### Listed entries
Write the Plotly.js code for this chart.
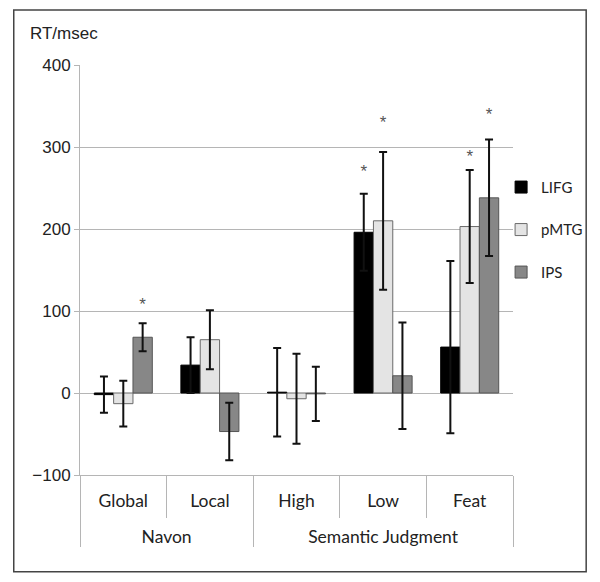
<!DOCTYPE html>
<html><head><meta charset="utf-8">
<script src="https://cdn.plot.ly/plotly-3.0.1.min.js"></script>
<style>html,body{margin:0;padding:0;background:#fff}</style>
</head><body><div id="chart" style="width:600px;height:582px"></div>
<script>
const groups = ['Navon', 'Navon', 'Semantic Judgment', 'Semantic Judgment', 'Semantic Judgment'];
const conditions = ['Global', 'Local', 'High', 'Low', 'Feat'];
const seriesNames = ['LIFG', 'pMTG', 'IPS'];
const lifg = [-2, 34, 1, 196, 56];
const lifgErr = [22, 34, 54, 47, 105];
const pmtg = [-13, 65, -7, 210, 203];
const pmtgErr = [28, 36, 55, 84, 69];
const ips = [68, -47, -1, 21, 238];
const ipsErr = [17, 35, 33, 65, 71];
const lifgStar = [null, null, null, 269, null];
const pmtgStar = [null, null, null, 328, 287];
const ipsStar = [107, null, null, null, 338];

const colors = ['#000000', '#e4e4e4', '#878787'];
const outlines = ['#000000', '#6a6a6a', '#555555'];
const values = [lifg, pmtg, ips];
const errs = [lifgErr, pmtgErr, ipsErr];
const stars = [lifgStar, pmtgStar, ipsStar];
// leading line break pushes the group row lower, as in the reference table layout
const xcat = [groups.map(g => '<br>' + g), conditions];

const traces = [];
for (let i = 0; i < 3; i++) {
  traces.push({
    type: 'bar', name: seriesNames[i], x: xcat, y: values[i],
    legendgroup: seriesNames[i],
    marker: {color: colors[i], line: {color: outlines[i], width: 1}},
    error_y: {type: 'data', array: errs[i], visible: true, color: '#111', thickness: 2, width: 4},
    hoverinfo: 'skip'
  });
}
for (let i = 0; i < 3; i++) {
  traces.push({
    type: 'scatter', mode: 'text', x: xcat, y: stars[i], text: stars[i].map(v => v === null ? '' : '*'),
    textposition: 'middle center', textfont: {family: 'Liberation Sans', size: 17, color: '#555'},
    showlegend: false, hoverinfo: 'skip', cliponaxis: false
  });
}

const gridC = '#b5b5b5';
const layout = {
  width: 600, height: 582,
  margin: {l: 80, r: 83, t: 65, b: 107},
  paper_bgcolor: '#fff', plot_bgcolor: '#fff',
  barmode: 'group', bargap: 0.33, bargroupgap: 0,
  scattermode: 'group', scattergap: 0.33,
  font: {family: 'Liberation Sans, Arial, sans-serif', color: '#222'},
  showlegend: true,
  xaxis: {
    type: 'multicategory', showdividers: true, dividercolor: gridC, dividerwidth: 1,
    tickson: 'boundaries', ticks: 'outside', ticklen: 42, tickcolor: gridC, tickwidth: 1,
    ticklabelstandoff: 10,
    tickfont: {family: 'Lato, sans-serif', size: 17.5, color: '#222'},
    showline: true, linecolor: gridC, showgrid: false, zeroline: false, fixedrange: true
  },
  yaxis: {
    range: [-100, 400], dtick: 100, tick0: 0, showgrid: true, gridcolor: gridC, gridwidth: 1,
    zeroline: false, showline: true, linecolor: gridC, ticks: 'outside', ticklen: 5, tickcolor: gridC,
    tickfont: {size: 17, color: '#222'}, fixedrange: true
  },
  legend: {
    x: 0.9725, xanchor: 'left', y: 0.598, yanchor: 'middle', bgcolor: 'rgba(0,0,0,0)',
    font: {family: 'Lato, sans-serif', size: 15, color: '#222'}, tracegroupgap: 20,
    itemclick: false, itemdoubleclick: false
  },
  annotations: [{
    text: 'RT/msec', xref: 'paper', yref: 'paper', x: -0.121, y: 1.078, xanchor: 'left', yanchor: 'middle',
    showarrow: false, font: {size: 17, color: '#222'}
  }],
  shapes: [{
    type: 'rect', xref: 'paper', yref: 'paper', x0: -0.153, x1: 1.169, y0: -0.236, y1: 1.134,
    line: {color: '#444', width: 1.5}
  }]
};
Plotly.newPlot('chart', traces, layout, {displayModeBar: false, staticPlot: true});
</script></body></html>
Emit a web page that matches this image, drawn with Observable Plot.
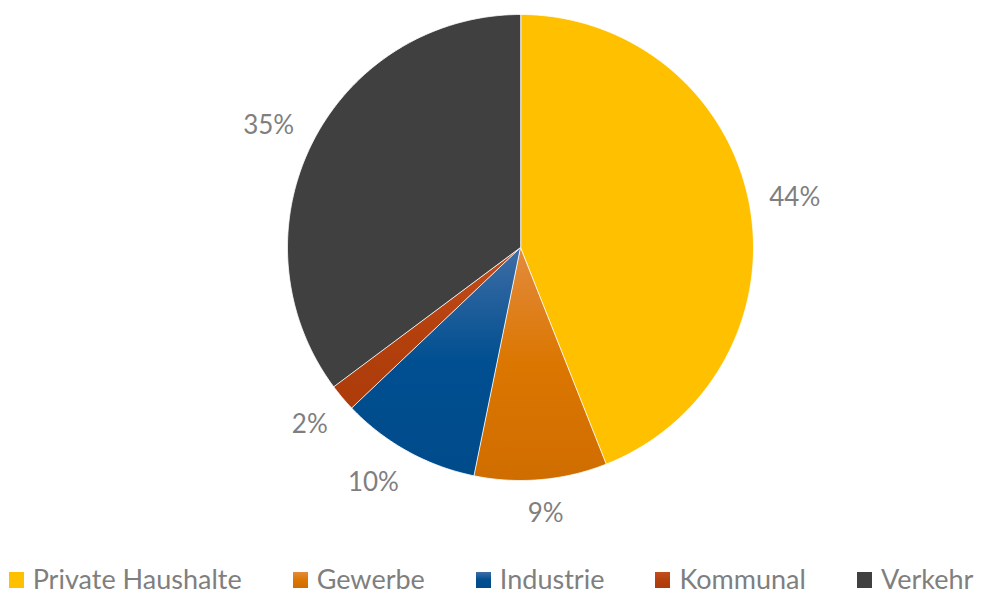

### Short exercise
Reproduce each entry verbatim, excluding any embedded images.

### Problem solution
Write the Plotly.js code for this chart.
<!DOCTYPE html>
<html><head><meta charset="utf-8">
<script src="https://cdn.plot.ly/plotly-3.0.1.min.js"></script>
<style>html,body{margin:0;padding:0;background:#fff}</style>
</head><body><div id="chart" style="width:600px;height:582px"></div>
<script>
const groups = ['Navon', 'Navon', 'Semantic Judgment', 'Semantic Judgment', 'Semantic Judgment'];
const conditions = ['Global', 'Local', 'High', 'Low', 'Feat'];
const seriesNames = ['LIFG', 'pMTG', 'IPS'];
const lifg = [-2, 34, 1, 196, 56];
const lifgErr = [22, 34, 54, 47, 105];
const pmtg = [-13, 65, -7, 210, 203];
const pmtgErr = [28, 36, 55, 84, 69];
const ips = [68, -47, -1, 21, 238];
const ipsErr = [17, 35, 33, 65, 71];
const lifgStar = [null, null, null, 269, null];
const pmtgStar = [null, null, null, 328, 287];
const ipsStar = [107, null, null, null, 338];

const colors = ['#000000', '#e4e4e4', '#878787'];
const outlines = ['#000000', '#6a6a6a', '#555555'];
const values = [lifg, pmtg, ips];
const errs = [lifgErr, pmtgErr, ipsErr];
const stars = [lifgStar, pmtgStar, ipsStar];
// leading line break pushes the group row lower, as in the reference table layout
const xcat = [groups.map(g => '<br>' + g), conditions];

const traces = [];
for (let i = 0; i < 3; i++) {
  traces.push({
    type: 'bar', name: seriesNames[i], x: xcat, y: values[i],
    legendgroup: seriesNames[i],
    marker: {color: colors[i], line: {color: outlines[i], width: 1}},
    error_y: {type: 'data', array: errs[i], visible: true, color: '#111', thickness: 2, width: 4},
    hoverinfo: 'skip'
  });
}
for (let i = 0; i < 3; i++) {
  traces.push({
    type: 'scatter', mode: 'text', x: xcat, y: stars[i], text: stars[i].map(v => v === null ? '' : '*'),
    textposition: 'middle center', textfont: {family: 'Liberation Sans', size: 17, color: '#555'},
    showlegend: false, hoverinfo: 'skip', cliponaxis: false
  });
}

const gridC = '#b5b5b5';
const layout = {
  width: 600, height: 582,
  margin: {l: 80, r: 83, t: 65, b: 107},
  paper_bgcolor: '#fff', plot_bgcolor: '#fff',
  barmode: 'group', bargap: 0.33, bargroupgap: 0,
  scattermode: 'group', scattergap: 0.33,
  font: {family: 'Liberation Sans, Arial, sans-serif', color: '#222'},
  showlegend: true,
  xaxis: {
    type: 'multicategory', showdividers: true, dividercolor: gridC, dividerwidth: 1,
    tickson: 'boundaries', ticks: 'outside', ticklen: 42, tickcolor: gridC, tickwidth: 1,
    ticklabelstandoff: 10,
    tickfont: {family: 'Lato, sans-serif', size: 17.5, color: '#222'},
    showline: true, linecolor: gridC, showgrid: false, zeroline: false, fixedrange: true
  },
  yaxis: {
    range: [-100, 400], dtick: 100, tick0: 0, showgrid: true, gridcolor: gridC, gridwidth: 1,
    zeroline: false, showline: true, linecolor: gridC, ticks: 'outside', ticklen: 5, tickcolor: gridC,
    tickfont: {size: 17, color: '#222'}, fixedrange: true
  },
  legend: {
    x: 0.9725, xanchor: 'left', y: 0.598, yanchor: 'middle', bgcolor: 'rgba(0,0,0,0)',
    font: {family: 'Lato, sans-serif', size: 15, color: '#222'}, tracegroupgap: 20,
    itemclick: false, itemdoubleclick: false
  },
  annotations: [{
    text: 'RT/msec', xref: 'paper', yref: 'paper', x: -0.121, y: 1.078, xanchor: 'left', yanchor: 'middle',
    showarrow: false, font: {size: 17, color: '#222'}
  }],
  shapes: [{
    type: 'rect', xref: 'paper', yref: 'paper', x0: -0.153, x1: 1.169, y0: -0.236, y1: 1.134,
    line: {color: '#444', width: 1.5}
  }]
};
Plotly.newPlot('chart', traces, layout, {displayModeBar: false, staticPlot: true});
</script></body></html>
Emit a web page that matches this image, drawn with Observable Plot.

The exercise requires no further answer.